> [Collected data]:
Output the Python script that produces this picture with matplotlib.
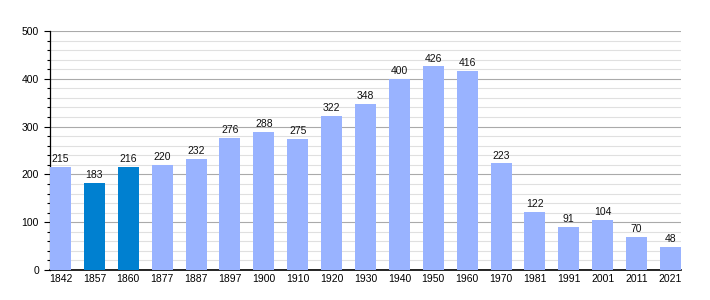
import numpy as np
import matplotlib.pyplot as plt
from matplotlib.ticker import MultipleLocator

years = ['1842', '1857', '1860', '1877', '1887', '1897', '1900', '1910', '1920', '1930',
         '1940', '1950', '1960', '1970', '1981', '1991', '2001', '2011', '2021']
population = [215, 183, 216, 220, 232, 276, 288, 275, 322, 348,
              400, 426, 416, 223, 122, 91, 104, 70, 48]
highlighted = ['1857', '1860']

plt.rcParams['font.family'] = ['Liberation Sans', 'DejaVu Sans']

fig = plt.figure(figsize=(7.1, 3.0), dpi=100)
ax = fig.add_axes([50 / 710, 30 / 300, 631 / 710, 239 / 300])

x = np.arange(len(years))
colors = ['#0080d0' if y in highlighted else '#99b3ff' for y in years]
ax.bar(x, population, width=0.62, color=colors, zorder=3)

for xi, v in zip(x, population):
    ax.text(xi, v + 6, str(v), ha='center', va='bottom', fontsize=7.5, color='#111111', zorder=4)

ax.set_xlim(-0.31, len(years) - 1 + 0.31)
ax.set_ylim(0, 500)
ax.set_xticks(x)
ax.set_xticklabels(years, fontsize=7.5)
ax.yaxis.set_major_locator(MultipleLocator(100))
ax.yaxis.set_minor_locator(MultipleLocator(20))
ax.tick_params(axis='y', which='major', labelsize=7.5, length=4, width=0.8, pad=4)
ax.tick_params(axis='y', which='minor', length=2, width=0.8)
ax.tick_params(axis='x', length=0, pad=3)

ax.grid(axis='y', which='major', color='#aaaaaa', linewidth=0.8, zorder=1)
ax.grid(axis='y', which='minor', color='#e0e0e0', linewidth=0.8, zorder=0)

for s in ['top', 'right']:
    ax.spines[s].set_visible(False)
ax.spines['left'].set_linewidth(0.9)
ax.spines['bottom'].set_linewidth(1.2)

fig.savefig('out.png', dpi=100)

> [What to produce]:
Starting with the first line of the data above and ending with the line containing "color='#e0e0e0', linewidth=0.8, zorder=0)", please restate every line exactly, leaving images out.

> [Output of the task]:
Output the Python script that produces this picture with matplotlib.
import numpy as np
import matplotlib.pyplot as plt
from matplotlib.ticker import MultipleLocator

years = ['1842', '1857', '1860', '1877', '1887', '1897', '1900', '1910', '1920', '1930',
         '1940', '1950', '1960', '1970', '1981', '1991', '2001', '2011', '2021']
population = [215, 183, 216, 220, 232, 276, 288, 275, 322, 348,
              400, 426, 416, 223, 122, 91, 104, 70, 48]
highlighted = ['1857', '1860']

plt.rcParams['font.family'] = ['Liberation Sans', 'DejaVu Sans']

fig = plt.figure(figsize=(7.1, 3.0), dpi=100)
ax = fig.add_axes([50 / 710, 30 / 300, 631 / 710, 239 / 300])

x = np.arange(len(years))
colors = ['#0080d0' if y in highlighted else '#99b3ff' for y in years]
ax.bar(x, population, width=0.62, color=colors, zorder=3)

for xi, v in zip(x, population):
    ax.text(xi, v + 6, str(v), ha='center', va='bottom', fontsize=7.5, color='#111111', zorder=4)

ax.set_xlim(-0.31, len(years) - 1 + 0.31)
ax.set_ylim(0, 500)
ax.set_xticks(x)
ax.set_xticklabels(years, fontsize=7.5)
ax.yaxis.set_major_locator(MultipleLocator(100))
ax.yaxis.set_minor_locator(MultipleLocator(20))
ax.tick_params(axis='y', which='major', labelsize=7.5, length=4, width=0.8, pad=4)
ax.tick_params(axis='y', which='minor', length=2, width=0.8)
ax.tick_params(axis='x', length=0, pad=3)

ax.grid(axis='y', which='major', color='#aaaaaa', linewidth=0.8, zorder=1)
ax.grid(axis='y', which='minor', color='#e0e0e0', linewidth=0.8, zorder=0)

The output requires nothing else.